Y lo mismo sucede -por referirme a otro alto paisaje de nuestra cultura, literalmente cuajado de estrellas- cuando nuestros grandes cocineros nos proponen sus creaciones: su crecer gastronómico nos crece, nos empuja a introducirnos en otra dimensión del gusto y de la curiosidad cultural; a ligar sensualidad y mentalidad, placer y conocimiento. Y nuestra sociedad va abriéndose cada vez más a esas cumbres, sofisticándose en sus expectativas, volviéndose en determinados ámbitos culturales mucho más exigente. Mucho más dispuesta, en definitiva, a comprender y defender el privilegio que supone poder moverse con libertad y agilidad en diferentes alturas, poder elegir hoy la sencillez, mañana el reto; hoy el terreno cómodo del hábito, mañana el abrupto de la novedad o de la duda; hoy la belleza del nivel del mar, mañana el atractivo radical, desafiante de las cimas más altas.
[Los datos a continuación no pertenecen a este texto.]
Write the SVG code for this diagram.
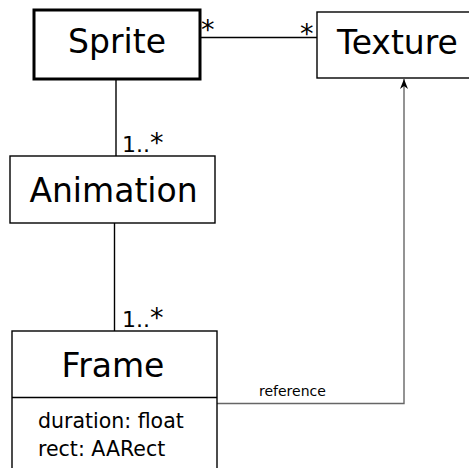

En fin, que en algunos ámbitos es evidente que nuestras sociedades ascienden, avanzan con decisión hacia los ochomiles. Y por eso resulta aún más desconcertante y preocupante que en otros ámbitos culturales el proceso sea el contrario, que lo que se esté produciendo sea un descenso, una pérdida de habilidades de altura, un adormecimiento de la curiosidad y de la exigencia. Que obras que son, sin duda, ochomiles del patrimonio intelectual (es decir, natural) de la humanidad estén siendo relegadas, borradas del mapa educativo o crítico; que hacia esas cumbres de la literatura o el pensamiento no se organicen ya expediciones didácticas ni mediáticas. Que nos estemos quedando sin sus vistas.
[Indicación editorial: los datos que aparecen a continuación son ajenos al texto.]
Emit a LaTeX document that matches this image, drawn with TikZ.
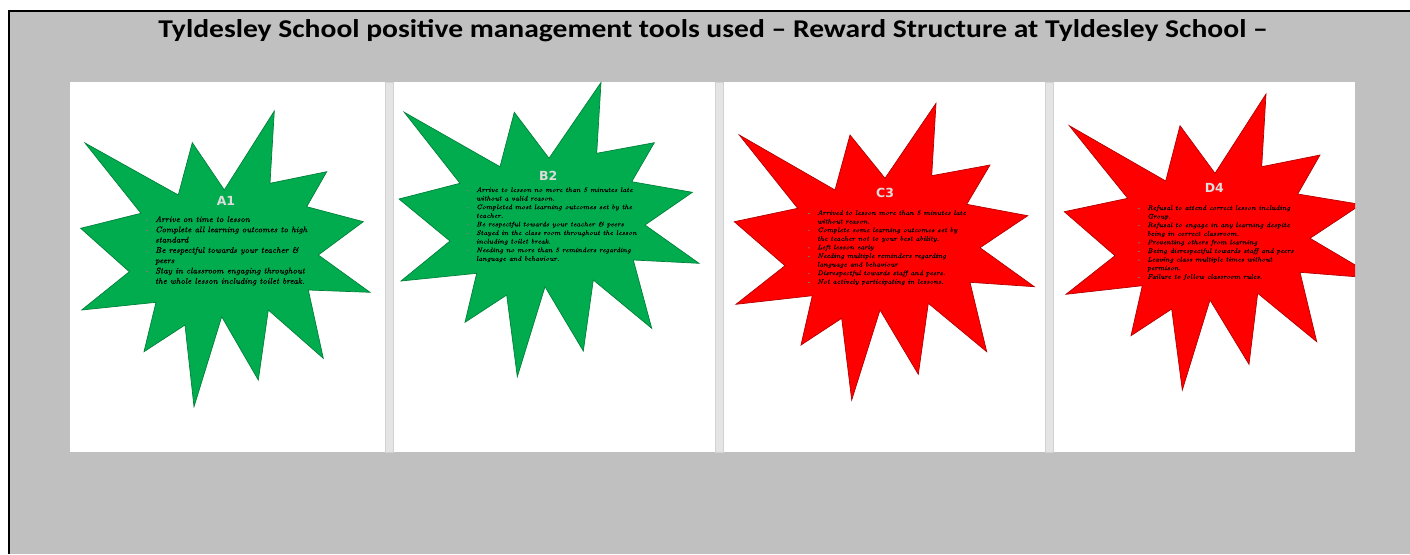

Muchos de nuestros jóvenes manejan ya con soltura los nombres e itinerarios del Kangchenjunga, el Annapurna o el K-2, mientras que de Faulkner, Cortázar, Joyce, Duras, Woolf, Rulfo o Martín-Santos han perdido la ruta, y con ella la belleza vertiginosa, transformadora, irremplazable que (sólo) desde su cima puede abarcarse.